THREE VESSELS ASHORE.
Donnelly and Calvin Wrecking Company Busy.
The gale of Thursday gave trouble to vessels that ventured into its fury, and wrecking companies will be kept busy for the next few days for the next few days. During the night the propellor Ocean, bound up, went ashore on Oak Point, Wolfe Island, eight miles below Kingston. The Donnelly Wrecking company soon heard of the accident, and immediately sent their steamer and lighter to the scene and began the work of releasing the steamer.
Two vessels of the Hall company, of Ogdensburg, are also in trouble. The steamer Proctor is ashore a few miles below Brockville, and the steamer Howard, coal-laden on Carleton Island, opposite Cape Vincent. The Calvin company sent the tug Frontenac and a lighter to the aid of the latter.
Craig's wharf: steamer Alexandria due up tonight.
Soward's wharf: schooner Fleetwing from Oswego with coal.
Richardsons' elevator: steamer Erin and consort cleared for Fort William.
Swift's wharf: steamer Hamilton due down; schooner Suffel from Charlotte with coal.
The steamer Porter, which lost her two consorts on Sunday, has reached Lockport safely.
M.T. company wharf: tug Thomson up with three light barges and cleared for Charlotte.
The steamer Morley was chartered at Chicago to carry corn to Kingston at one and one quarter cents a bushel.
The schooner Luff, bound from Kingston to Toronto with stone, had to run back to Four Mile Point yesterday, to get shelter from the gale. She was still there today.
The schooners Suffel and Fleetwing, coal-laden, came across the lake yesterday in the gale, but suffered no harm. The Fleetwing's captain says he didn't ship one sea.
The steambarge Avon in the drydock for repairs, has been released, and left today for Oswego, where she will load 500 tons of coal for Ogdensburg. While at the latter place she will receive a new boiler and have two steel arches placed in her hull.
The lighthouse on the Port Colborne breakwater, in course of construction for the last two months, is completed and a temporary red light ranging with the powerful light at the head of the old jetty, indicates to mariners the course they must follow entering the Welland canal. The structure is a tower built of concrete and iron sixty feet in height. The temporary light stands fifty-one feet above water level, which is the height at which the permanent light will be placed in a short time. The lighthouse will be equipped with a powerful fog horn, which will render the entrance to the canal absolutely safe and certain in foggy weather.
A Marine Monster - seen for past month in Rideau Canal near St. Louis dam. [sea serpent ?)
OFFICERS IN TROUBLE.
May Be Court-Martialed For Talking Too Much.

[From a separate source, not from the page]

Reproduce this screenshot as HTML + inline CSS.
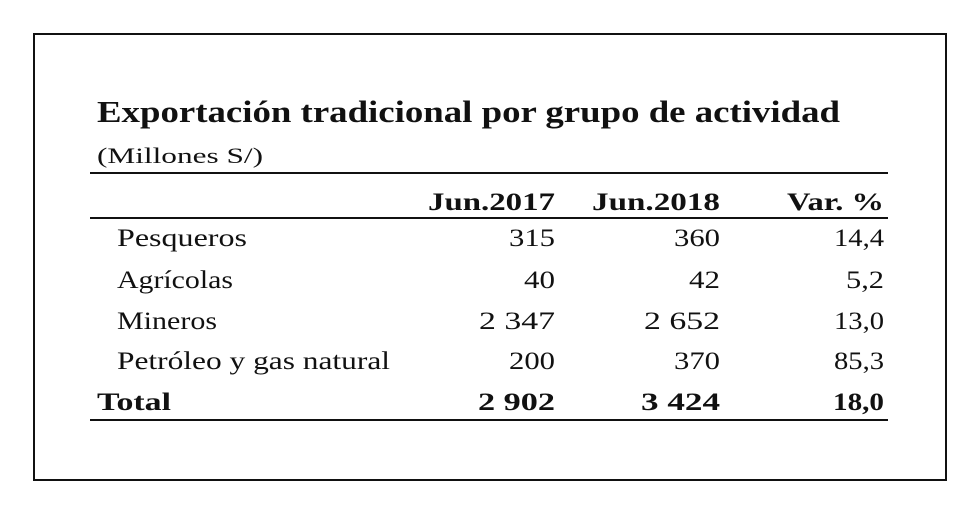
<!DOCTYPE html>
<html><head><meta charset="utf-8"><style>
body{margin:0;background:#fff;}
svg{display:block;}
text{font-family:"Liberation Serif",serif;fill:#111;}
</style></head><body>
<svg width="980" height="514" viewBox="0 0 980 514">
<rect x="34" y="34" width="912" height="446" fill="#fff" stroke="#111" stroke-width="2"/>
<text x="97" y="122" font-size="31" font-weight="bold" textLength="743" lengthAdjust="spacingAndGlyphs">Exportación tradicional por grupo de actividad</text>
<text x="97" y="163" font-size="22" textLength="166" lengthAdjust="spacingAndGlyphs">(Millones S/)</text>
<line x1="90" y1="173" x2="888" y2="173" stroke="#111" stroke-width="2"/>
<line x1="90" y1="218" x2="888" y2="218" stroke="#111" stroke-width="2"/>
<line x1="90" y1="420" x2="888" y2="420" stroke="#111" stroke-width="2"/>
<g font-size="25" font-weight="bold" text-anchor="end" lengthAdjust="spacingAndGlyphs">
<text x="555" y="210" textLength="127" lengthAdjust="spacingAndGlyphs">Jun.2017</text>
<text x="720" y="210" textLength="128" lengthAdjust="spacingAndGlyphs">Jun.2018</text>
<text x="884" y="210" textLength="97" lengthAdjust="spacingAndGlyphs">Var. %</text>
</g>
<g font-size="25">
<text x="117" y="246" textLength="130" lengthAdjust="spacingAndGlyphs">Pesqueros</text>
<text x="555" y="246" text-anchor="end" textLength="46" lengthAdjust="spacingAndGlyphs">315</text>
<text x="720" y="246" text-anchor="end" textLength="46" lengthAdjust="spacingAndGlyphs">360</text>
<text x="884" y="246" text-anchor="end" textLength="50" lengthAdjust="spacingAndGlyphs">14,4</text>
<text x="117" y="288" textLength="116" lengthAdjust="spacingAndGlyphs">Agrícolas</text>
<text x="555" y="288" text-anchor="end" textLength="31" lengthAdjust="spacingAndGlyphs">40</text>
<text x="720" y="288" text-anchor="end" textLength="31" lengthAdjust="spacingAndGlyphs">42</text>
<text x="884" y="288" text-anchor="end" textLength="38" lengthAdjust="spacingAndGlyphs">5,2</text>
<text x="117" y="329" textLength="100" lengthAdjust="spacingAndGlyphs">Mineros</text>
<text x="555" y="329" text-anchor="end" textLength="76" lengthAdjust="spacingAndGlyphs">2 347</text>
<text x="720" y="329" text-anchor="end" textLength="76" lengthAdjust="spacingAndGlyphs">2 652</text>
<text x="884" y="329" text-anchor="end" textLength="50" lengthAdjust="spacingAndGlyphs">13,0</text>
<text x="117" y="369" textLength="273" lengthAdjust="spacingAndGlyphs">Petróleo y gas natural</text>
<text x="555" y="369" text-anchor="end" textLength="46" lengthAdjust="spacingAndGlyphs">200</text>
<text x="720" y="369" text-anchor="end" textLength="46" lengthAdjust="spacingAndGlyphs">370</text>
<text x="884" y="369" text-anchor="end" textLength="50" lengthAdjust="spacingAndGlyphs">85,3</text>
</g>
<g font-size="25" font-weight="bold">
<text x="97" y="410" textLength="74" lengthAdjust="spacingAndGlyphs">Total</text>
<text x="555" y="410" text-anchor="end" textLength="77" lengthAdjust="spacingAndGlyphs">2 902</text>
<text x="720" y="410" text-anchor="end" textLength="79" lengthAdjust="spacingAndGlyphs">3 424</text>
<text x="884" y="410" text-anchor="end" textLength="51" lengthAdjust="spacingAndGlyphs">18,0</text>
</g>
</svg>
</body></html>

Detroit, Mich., 23rd - The new revenue cutter Tuscarora passed here on her from Milwaukee to Lake Erie, where she will go into the game of watching the troubles of the United States fishermen with the Canadian cutter Petrel. The new cutter had arrived at Milwaukee from the coast only about two weeks, when she was ordered to Lake Erie in consequence of the dispute as to whether our fishermen were encroaching on Canadian rights. It is said that these fishermen do not like the coming of the Tuscarora, as they will have to keep their optics on her as well as the Petrel.
A special from Milwaukee says there is trouble in store for the officers of the revenue cutter Tuscarora, and it is predicted that some of their number may be courtmartialed, as a result of the announcement deemed to be premature that the cutter was going to Cleveland and other Lake Erie ports to settle the trouble which has arisen between the United States and Canada over the fishing question. The officer who will be punished, it is said, may be the captain, as the department officials at Washington hold him responsible for a leak which resulted in the newspapers' knowledge of the purpose of the trip to the lower lakes.
p.6 Incidents of the Day - The steamer Ocean, ashore down the river, had not been released at three o'clock this afternoon.
The steamyacht Nokomis, with the Nichols party of Howe Island aboard was in port this afternoon, returning from a ten day's cruise up the Bay of Quinte. M. Lawless, mate of the steamer North King, was pilot.